§ INSTRUCTIONS FOR THE TASK
Output every line exactly as written. Leave out pictures.

-- begin DATA SEGMENT --

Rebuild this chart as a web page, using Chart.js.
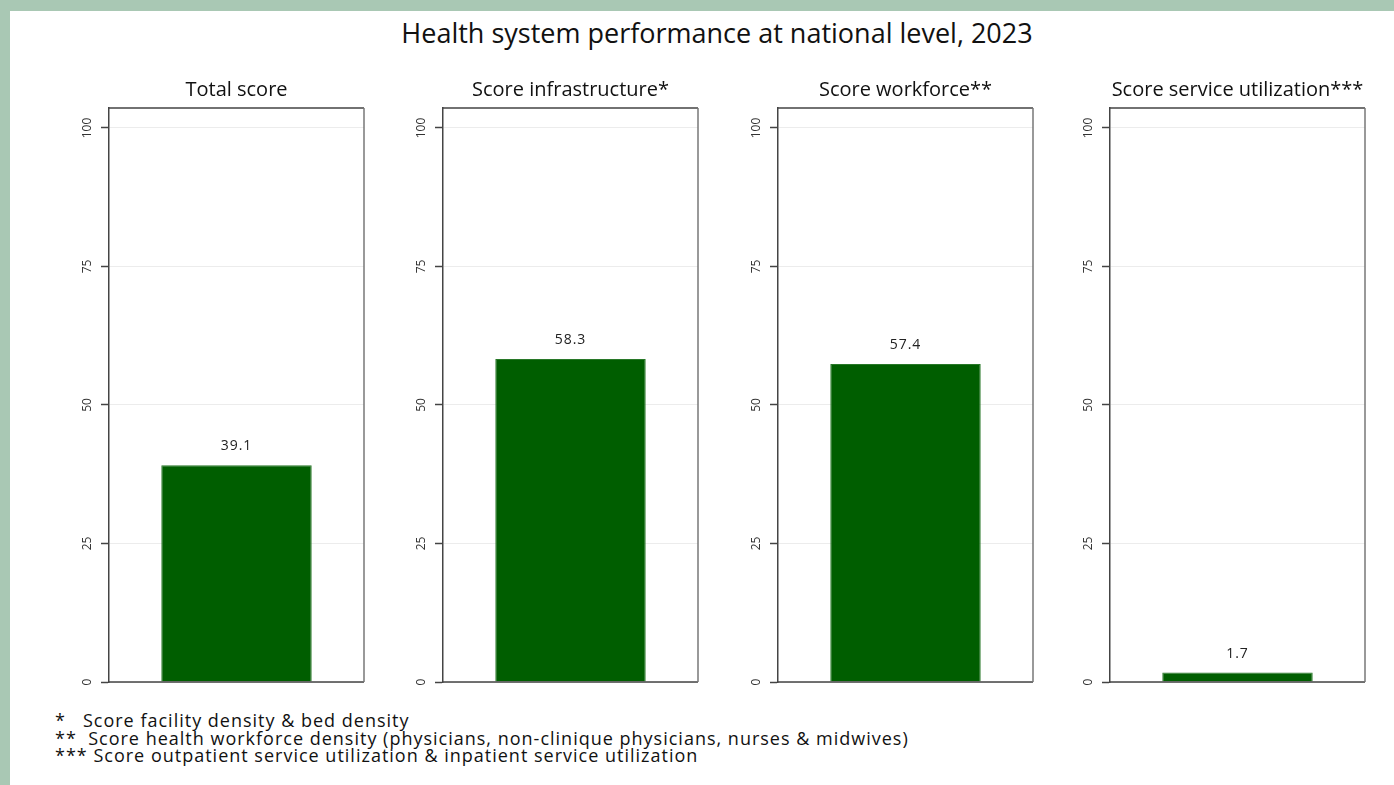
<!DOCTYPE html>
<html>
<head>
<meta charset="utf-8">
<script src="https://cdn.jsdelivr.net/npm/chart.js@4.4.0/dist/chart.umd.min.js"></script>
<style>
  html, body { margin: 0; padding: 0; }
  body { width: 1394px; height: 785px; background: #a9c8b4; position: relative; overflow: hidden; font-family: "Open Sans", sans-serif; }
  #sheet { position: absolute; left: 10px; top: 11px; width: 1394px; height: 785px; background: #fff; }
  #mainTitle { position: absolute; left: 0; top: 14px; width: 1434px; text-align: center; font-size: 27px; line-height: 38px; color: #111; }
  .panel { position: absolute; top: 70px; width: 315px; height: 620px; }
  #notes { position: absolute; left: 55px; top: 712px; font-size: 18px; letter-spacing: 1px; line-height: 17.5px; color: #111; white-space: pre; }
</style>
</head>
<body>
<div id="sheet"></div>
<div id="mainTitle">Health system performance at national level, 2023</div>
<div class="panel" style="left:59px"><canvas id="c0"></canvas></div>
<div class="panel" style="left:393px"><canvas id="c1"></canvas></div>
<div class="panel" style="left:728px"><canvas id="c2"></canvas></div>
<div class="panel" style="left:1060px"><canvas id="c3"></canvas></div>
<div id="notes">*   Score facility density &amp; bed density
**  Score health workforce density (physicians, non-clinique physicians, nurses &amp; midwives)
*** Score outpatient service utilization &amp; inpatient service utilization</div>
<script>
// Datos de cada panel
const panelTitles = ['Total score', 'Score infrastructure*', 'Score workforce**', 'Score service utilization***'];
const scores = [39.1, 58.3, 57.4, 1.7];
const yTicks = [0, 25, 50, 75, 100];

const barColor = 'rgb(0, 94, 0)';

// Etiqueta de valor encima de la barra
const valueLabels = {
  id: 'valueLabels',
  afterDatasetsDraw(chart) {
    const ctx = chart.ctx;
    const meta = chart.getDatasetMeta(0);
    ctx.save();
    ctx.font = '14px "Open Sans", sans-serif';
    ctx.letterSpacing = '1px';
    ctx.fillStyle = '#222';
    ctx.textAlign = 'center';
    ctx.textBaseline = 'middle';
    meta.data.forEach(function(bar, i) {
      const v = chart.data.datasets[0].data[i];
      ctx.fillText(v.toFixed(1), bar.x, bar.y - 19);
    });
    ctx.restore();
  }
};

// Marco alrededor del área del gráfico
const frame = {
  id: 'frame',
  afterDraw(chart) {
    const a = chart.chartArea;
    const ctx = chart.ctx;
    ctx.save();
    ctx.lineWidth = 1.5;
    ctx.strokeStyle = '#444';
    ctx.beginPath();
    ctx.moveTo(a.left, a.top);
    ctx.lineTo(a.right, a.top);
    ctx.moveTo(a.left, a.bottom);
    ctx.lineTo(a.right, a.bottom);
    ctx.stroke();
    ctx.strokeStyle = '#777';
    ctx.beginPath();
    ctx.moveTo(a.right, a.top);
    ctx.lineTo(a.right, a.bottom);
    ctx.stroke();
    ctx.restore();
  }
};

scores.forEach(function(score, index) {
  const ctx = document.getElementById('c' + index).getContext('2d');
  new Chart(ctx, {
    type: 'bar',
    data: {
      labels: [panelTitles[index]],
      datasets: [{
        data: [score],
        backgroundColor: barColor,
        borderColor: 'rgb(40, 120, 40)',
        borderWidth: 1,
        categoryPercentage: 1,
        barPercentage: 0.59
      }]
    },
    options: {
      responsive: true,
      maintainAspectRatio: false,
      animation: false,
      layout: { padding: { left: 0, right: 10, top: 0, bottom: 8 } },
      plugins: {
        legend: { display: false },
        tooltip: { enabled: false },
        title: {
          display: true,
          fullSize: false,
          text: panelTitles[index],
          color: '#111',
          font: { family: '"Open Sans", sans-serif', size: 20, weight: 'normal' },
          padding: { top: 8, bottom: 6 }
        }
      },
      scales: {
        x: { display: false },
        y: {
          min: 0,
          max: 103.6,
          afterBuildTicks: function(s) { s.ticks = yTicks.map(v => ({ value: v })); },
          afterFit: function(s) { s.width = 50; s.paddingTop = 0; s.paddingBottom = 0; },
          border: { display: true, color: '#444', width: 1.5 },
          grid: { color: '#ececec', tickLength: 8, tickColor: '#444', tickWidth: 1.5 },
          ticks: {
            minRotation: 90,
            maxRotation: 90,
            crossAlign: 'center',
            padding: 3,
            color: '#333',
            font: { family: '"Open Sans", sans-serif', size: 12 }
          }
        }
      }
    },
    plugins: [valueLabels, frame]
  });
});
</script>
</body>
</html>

-- end DATA SEGMENT --

§ WORKED SOLUTION
Rebuild this chart as a web page, using Chart.js.
<!DOCTYPE html>
<html>
<head>
<meta charset="utf-8">
<script src="https://cdn.jsdelivr.net/npm/chart.js@4.4.0/dist/chart.umd.min.js"></script>
<style>
  html, body { margin: 0; padding: 0; }
  body { width: 1394px; height: 785px; background: #a9c8b4; position: relative; overflow: hidden; font-family: "Open Sans", sans-serif; }
  #sheet { position: absolute; left: 10px; top: 11px; width: 1394px; height: 785px; background: #fff; }
  #mainTitle { position: absolute; left: 0; top: 14px; width: 1434px; text-align: center; font-size: 27px; line-height: 38px; color: #111; }
  .panel { position: absolute; top: 70px; width: 315px; height: 620px; }
  #notes { position: absolute; left: 55px; top: 712px; font-size: 18px; letter-spacing: 1px; line-height: 17.5px; color: #111; white-space: pre; }
</style>
</head>
<body>
<div id="sheet"></div>
<div id="mainTitle">Health system performance at national level, 2023</div>
<div class="panel" style="left:59px"><canvas id="c0"></canvas></div>
<div class="panel" style="left:393px"><canvas id="c1"></canvas></div>
<div class="panel" style="left:728px"><canvas id="c2"></canvas></div>
<div class="panel" style="left:1060px"><canvas id="c3"></canvas></div>
<div id="notes">*   Score facility density &amp; bed density
**  Score health workforce density (physicians, non-clinique physicians, nurses &amp; midwives)
*** Score outpatient service utilization &amp; inpatient service utilization</div>
<script>
// Datos de cada panel
const panelTitles = ['Total score', 'Score infrastructure*', 'Score workforce**', 'Score service utilization***'];
const scores = [39.1, 58.3, 57.4, 1.7];
const yTicks = [0, 25, 50, 75, 100];

const barColor = 'rgb(0, 94, 0)';

// Etiqueta de valor encima de la barra
const valueLabels = {
  id: 'valueLabels',
  afterDatasetsDraw(chart) {
    const ctx = chart.ctx;
    const meta = chart.getDatasetMeta(0);
    ctx.save();
    ctx.font = '14px "Open Sans", sans-serif';
    ctx.letterSpacing = '1px';
    ctx.fillStyle = '#222';
    ctx.textAlign = 'center';
    ctx.textBaseline = 'middle';
    meta.data.forEach(function(bar, i) {
      const v = chart.data.datasets[0].data[i];
      ctx.fillText(v.toFixed(1), bar.x, bar.y - 19);
    });
    ctx.restore();
  }
};

// Marco alrededor del área del gráfico
const frame = {
  id: 'frame',
  afterDraw(chart) {
    const a = chart.chartArea;
    const ctx = chart.ctx;
    ctx.save();
    ctx.lineWidth = 1.5;
    ctx.strokeStyle = '#444';
    ctx.beginPath();
    ctx.moveTo(a.left, a.top);
    ctx.lineTo(a.right, a.top);
    ctx.moveTo(a.left, a.bottom);
    ctx.lineTo(a.right, a.bottom);
    ctx.stroke();
    ctx.strokeStyle = '#777';
    ctx.beginPath();
    ctx.moveTo(a.right, a.top);
    ctx.lineTo(a.right, a.bottom);
    ctx.stroke();
    ctx.restore();
  }
};

scores.forEach(function(score, index) {
  const ctx = document.getElementById('c' + index).getContext('2d');
  new Chart(ctx, {
    type: 'bar',
    data: {
      labels: [panelTitles[index]],
      datasets: [{
        data: [score],
        backgroundColor: barColor,
        borderColor: 'rgb(40, 120, 40)',
        borderWidth: 1,
        categoryPercentage: 1,
        barPercentage: 0.59
      }]
    },
    options: {
      responsive: true,
      maintainAspectRatio: false,
      animation: false,
      layout: { padding: { left: 0, right: 10, top: 0, bottom: 8 } },
      plugins: {
        legend: { display: false },
        tooltip: { enabled: false },
        title: {
          display: true,
          fullSize: false,
          text: panelTitles[index],
          color: '#111',
          font: { family: '"Open Sans", sans-serif', size: 20, weight: 'normal' },
          padding: { top: 8, bottom: 6 }
        }
      },
      scales: {
        x: { display: false },
        y: {
          min: 0,
          max: 103.6,
          afterBuildTicks: function(s) { s.ticks = yTicks.map(v => ({ value: v })); },
          afterFit: function(s) { s.width = 50; s.paddingTop = 0; s.paddingBottom = 0; },
          border: { display: true, color: '#444', width: 1.5 },
          grid: { color: '#ececec', tickLength: 8, tickColor: '#444', tickWidth: 1.5 },
          ticks: {
            minRotation: 90,
            maxRotation: 90,
            crossAlign: 'center',
            padding: 3,
            color: '#333',
            font: { family: '"Open Sans", sans-serif', size: 12 }
          }
        }
      }
    },
    plugins: [valueLabels, frame]
  });
});
</script>
</body>
</html>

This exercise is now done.